Che cosa c’è in questo racconto che ce lo fa amare così tanto? Cerco di rispondere ma non so. Forse il sapere che Gesù possa affiancarsi anche a noi e che, discreto e silenzioso, possa ascoltarci mentre dibattiamo fra noi, cercando di farci una ragione di quanto accade sotto i nostri occhi. Il pensare che ascolti le parole del nostro smarrimento. Ogni volta che le nostre aspettative sono frustrate, ogni volta che l’odio sembra prevalere – sì, perché tanto odio? – ogni volta che ce ne torniamo a casa con la sensazione che il senso della vita nostra e degli altri ci sfugga completamente, ecco, amiamo pensare che proprio in quei momenti Gesù sia lì al nostro fianco e sia egli stesso a suggerirci una diversa chiave di lettura da quelle usate da noi fino a quel momento. Questo accade a volte. Accade che una parola udita o un’intuizione che si fa strada nelle nebbie del nostro argomentare possa offrire una luce diversa e riaprire situazioni che apparivano chiuse fino a poco prima. Accade quando siamo soli ma accade ancora di più quando ad arrovellarci sul perché delle cose che accadono – perché tanto odio? – siamo in due o in tre. E quando, da credenti increduli e disillusi pronti a girare le spalle e a tornarcene a casa nostra, ritroviamo invece la direzione della comunità e l’impazienza di tornare a esserlo insieme agli altri.

Il Covid prima e ancor di più la guerra ora ci hanno prima lasciati senza parole, poi l’aria si è saturata di parole, molte delle quali ci hanno confuse e resi ancora più disperati. Ho esitato tremante a scrivere questa parola, ma come evitarla? Disperati sì perché ormai disperiamo che come umanità possiamo mai imparare dagli errori e dagli orrori che hanno lasciato lunghissime scie di sangue sulla terra e dolore che il tempo non è mai riuscito ad elaborare del tutto. Disperati sì, perché in un tempo in cui la chiamata storica era a prenderci urgentemente cura della terra, cercando di riparare qualcosa dello scempio compiuto, eccoci a dover assistere a distruzioni e a fosse comuni, al prevalere del linguaggio dell’odio. Altro che cura per l’acqua, l’aria, il mare, altro che la scelta di energia pulita… ora si parla di nuovo di carbone e di nucleare mentre in Ucraina le bombe avvelenano tutto e tutti come per impedire al sole di tornare a sorgere.

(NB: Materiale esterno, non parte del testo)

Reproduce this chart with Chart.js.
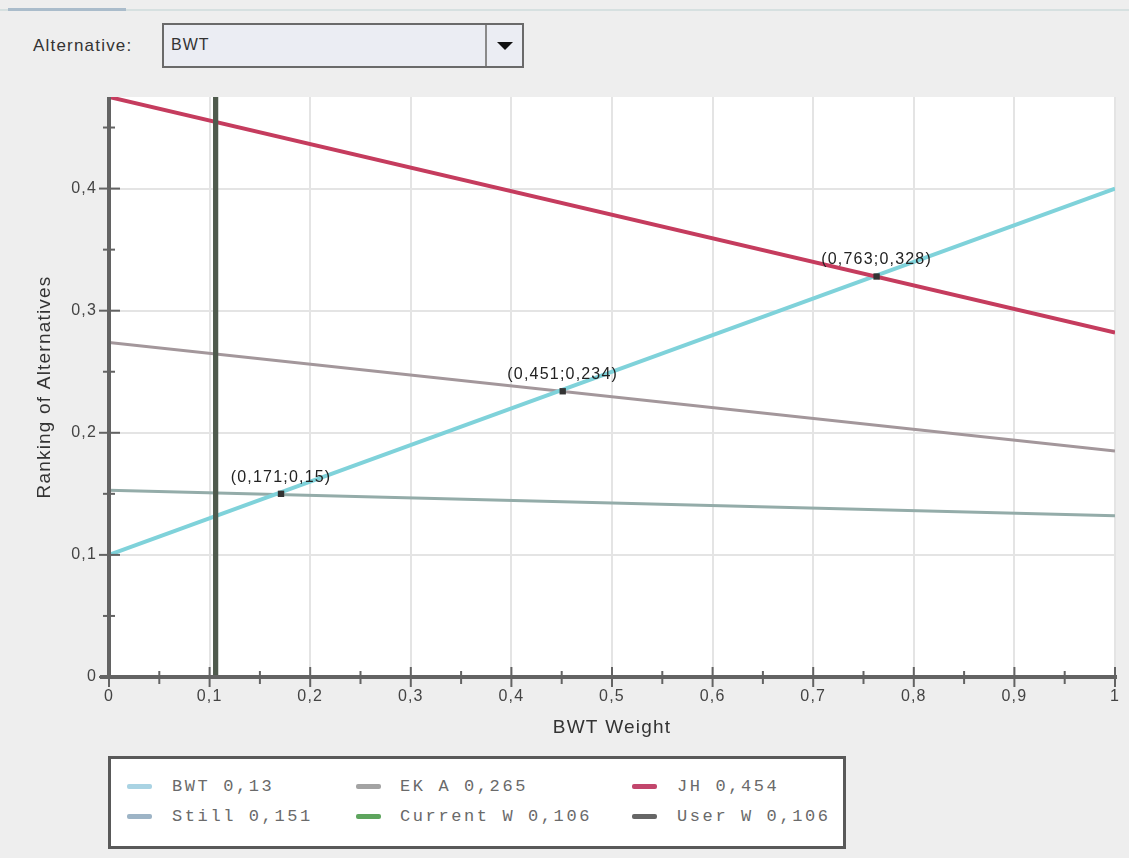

Non sappiamo questa furia quando finirà, né sappiamo se i timori di possibili escalation resteranno solo timori. Mi chiedo allora: che cosa può quel racconto dire proprio a noi oggi? Che forza ha per noi? 

La forza di questo racconto si concentra secondo me nel momento in cui Gesù benedice la comunione di tavola. I gesti semplici, quotidiani del prendersi cura dello sconosciuto accolto in casa, del condividere il pane e una parola benedicente, il porre il tutto sotto la grazia di Dio che provvede vita, questo è il momento in cui gli occhi si aprono, il tempo incontra l’eternità, Dio e l’umano si riconoscono, la morte è sconfitta e il futuro ridiventa possibile.

Da dove ricominciare a sperare allora? Forse dalle case che si stanno aprendo dovunque nel mondo, dalle tavole apparecchiate per gli stanchi e le stanche bisognose di pane e umanità, dalle chiese che spostano le panche e riempiono le sale di brandine, da coloro che si fanno famiglia per mamme con figli e figlie in fuga, ma anche da quelle donne che attraversano le frontiere al contrario e ritornano a casa per aiutare i propri anziani e i propri vicini rimasti soli per spezzare con loro il pane razionato e condividere la poca acqua rimasta.

In quelle tavole condivise ritroviamo il senso di umanità che la guerra fa smarrire. 

Aprire gli occhi è questione di un attimo, un attimo di grazia in cui riconosciamo nell’altro Gesù vivo accanto a noi. Un attimo solo che ci svela che l’odio non vince. Ed è Pasqua.